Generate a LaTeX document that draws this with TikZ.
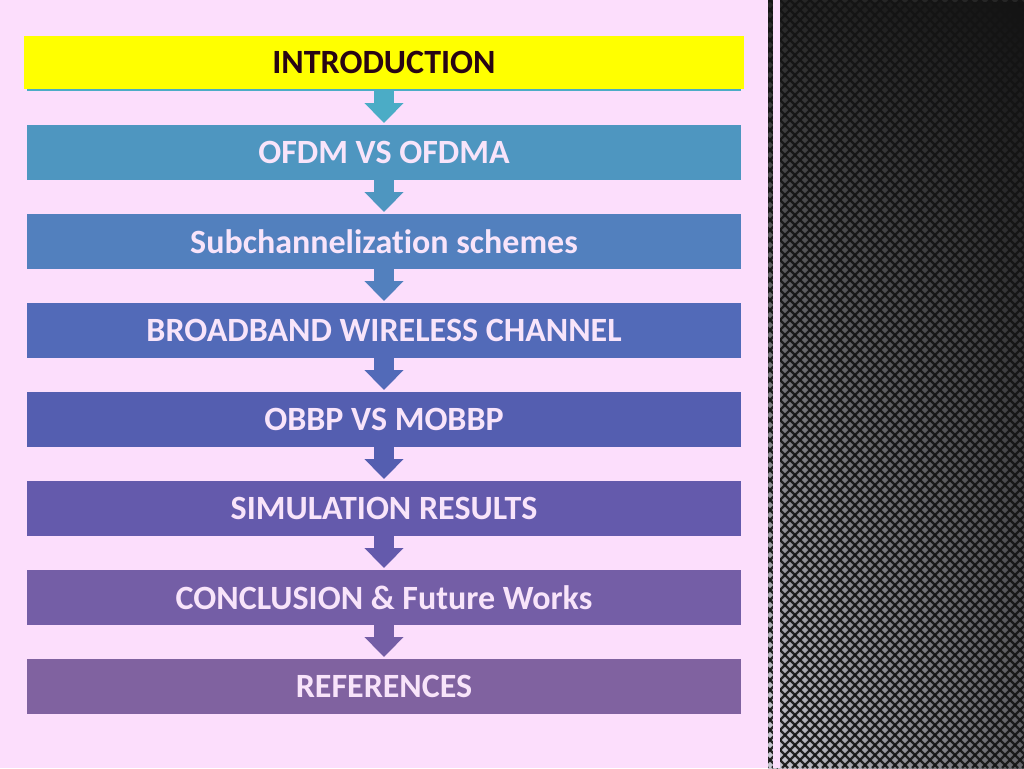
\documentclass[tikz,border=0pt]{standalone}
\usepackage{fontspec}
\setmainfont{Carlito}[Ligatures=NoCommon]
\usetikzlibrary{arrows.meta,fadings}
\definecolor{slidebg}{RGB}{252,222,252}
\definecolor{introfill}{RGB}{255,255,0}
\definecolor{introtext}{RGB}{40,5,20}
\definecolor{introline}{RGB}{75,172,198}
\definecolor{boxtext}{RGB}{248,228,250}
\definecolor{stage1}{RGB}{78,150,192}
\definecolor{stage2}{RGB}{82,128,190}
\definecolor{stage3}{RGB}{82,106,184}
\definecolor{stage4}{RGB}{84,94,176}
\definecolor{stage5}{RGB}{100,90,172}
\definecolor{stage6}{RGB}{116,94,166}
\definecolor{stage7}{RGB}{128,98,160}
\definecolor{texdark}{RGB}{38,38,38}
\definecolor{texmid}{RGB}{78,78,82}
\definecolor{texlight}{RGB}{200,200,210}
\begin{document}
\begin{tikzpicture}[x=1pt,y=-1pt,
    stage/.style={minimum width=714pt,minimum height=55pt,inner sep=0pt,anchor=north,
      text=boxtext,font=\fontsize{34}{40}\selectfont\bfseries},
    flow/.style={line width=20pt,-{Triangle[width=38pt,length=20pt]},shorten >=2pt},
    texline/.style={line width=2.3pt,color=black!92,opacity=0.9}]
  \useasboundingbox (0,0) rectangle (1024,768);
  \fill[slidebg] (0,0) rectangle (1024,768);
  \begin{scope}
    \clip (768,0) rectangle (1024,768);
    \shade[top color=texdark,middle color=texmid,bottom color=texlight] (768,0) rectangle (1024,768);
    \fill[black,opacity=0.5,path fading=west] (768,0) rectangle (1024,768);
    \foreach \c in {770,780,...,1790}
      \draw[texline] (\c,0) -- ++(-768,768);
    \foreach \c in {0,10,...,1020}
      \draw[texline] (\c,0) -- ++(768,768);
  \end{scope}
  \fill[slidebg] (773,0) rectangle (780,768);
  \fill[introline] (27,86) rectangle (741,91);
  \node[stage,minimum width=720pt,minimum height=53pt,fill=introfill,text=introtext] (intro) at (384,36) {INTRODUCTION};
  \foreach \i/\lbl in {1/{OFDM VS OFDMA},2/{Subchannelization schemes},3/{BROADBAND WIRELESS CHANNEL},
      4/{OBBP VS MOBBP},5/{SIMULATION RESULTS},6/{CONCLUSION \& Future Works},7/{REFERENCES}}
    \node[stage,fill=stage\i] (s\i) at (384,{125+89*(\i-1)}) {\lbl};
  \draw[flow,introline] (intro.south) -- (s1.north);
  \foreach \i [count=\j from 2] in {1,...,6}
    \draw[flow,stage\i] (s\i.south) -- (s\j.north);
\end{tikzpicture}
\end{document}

• • •

Repeat the material above word for word, please, apart from its images.

Generate a LaTeX document that draws this with TikZ.
\documentclass[tikz,border=0pt]{standalone}
\usepackage{fontspec}
\setmainfont{Carlito}[Ligatures=NoCommon]
\usetikzlibrary{arrows.meta,fadings}
\definecolor{slidebg}{RGB}{252,222,252}
\definecolor{introfill}{RGB}{255,255,0}
\definecolor{introtext}{RGB}{40,5,20}
\definecolor{introline}{RGB}{75,172,198}
\definecolor{boxtext}{RGB}{248,228,250}
\definecolor{stage1}{RGB}{78,150,192}
\definecolor{stage2}{RGB}{82,128,190}
\definecolor{stage3}{RGB}{82,106,184}
\definecolor{stage4}{RGB}{84,94,176}
\definecolor{stage5}{RGB}{100,90,172}
\definecolor{stage6}{RGB}{116,94,166}
\definecolor{stage7}{RGB}{128,98,160}
\definecolor{texdark}{RGB}{38,38,38}
\definecolor{texmid}{RGB}{78,78,82}
\definecolor{texlight}{RGB}{200,200,210}
\begin{document}
\begin{tikzpicture}[x=1pt,y=-1pt,
    stage/.style={minimum width=714pt,minimum height=55pt,inner sep=0pt,anchor=north,
      text=boxtext,font=\fontsize{34}{40}\selectfont\bfseries},
    flow/.style={line width=20pt,-{Triangle[width=38pt,length=20pt]},shorten >=2pt},
    texline/.style={line width=2.3pt,color=black!92,opacity=0.9}]
  \useasboundingbox (0,0) rectangle (1024,768);
  \fill[slidebg] (0,0) rectangle (1024,768);
  \begin{scope}
    \clip (768,0) rectangle (1024,768);
    \shade[top color=texdark,middle color=texmid,bottom color=texlight] (768,0) rectangle (1024,768);
    \fill[black,opacity=0.5,path fading=west] (768,0) rectangle (1024,768);
    \foreach \c in {770,780,...,1790}
      \draw[texline] (\c,0) -- ++(-768,768);
    \foreach \c in {0,10,...,1020}
      \draw[texline] (\c,0) -- ++(768,768);
  \end{scope}
  \fill[slidebg] (773,0) rectangle (780,768);
  \fill[introline] (27,86) rectangle (741,91);
  \node[stage,minimum width=720pt,minimum height=53pt,fill=introfill,text=introtext] (intro) at (384,36) {INTRODUCTION};
  \foreach \i/\lbl in {1/{OFDM VS OFDMA},2/{Subchannelization schemes},3/{BROADBAND WIRELESS CHANNEL},
      4/{OBBP VS MOBBP},5/{SIMULATION RESULTS},6/{CONCLUSION \& Future Works},7/{REFERENCES}}
    \node[stage,fill=stage\i] (s\i) at (384,{125+89*(\i-1)}) {\lbl};
  \draw[flow,introline] (intro.south) -- (s1.north);
  \foreach \i [count=\j from 2] in {1,...,6}
    \draw[flow,stage\i] (s\i.south) -- (s\j.north);
\end{tikzpicture}
\end{document}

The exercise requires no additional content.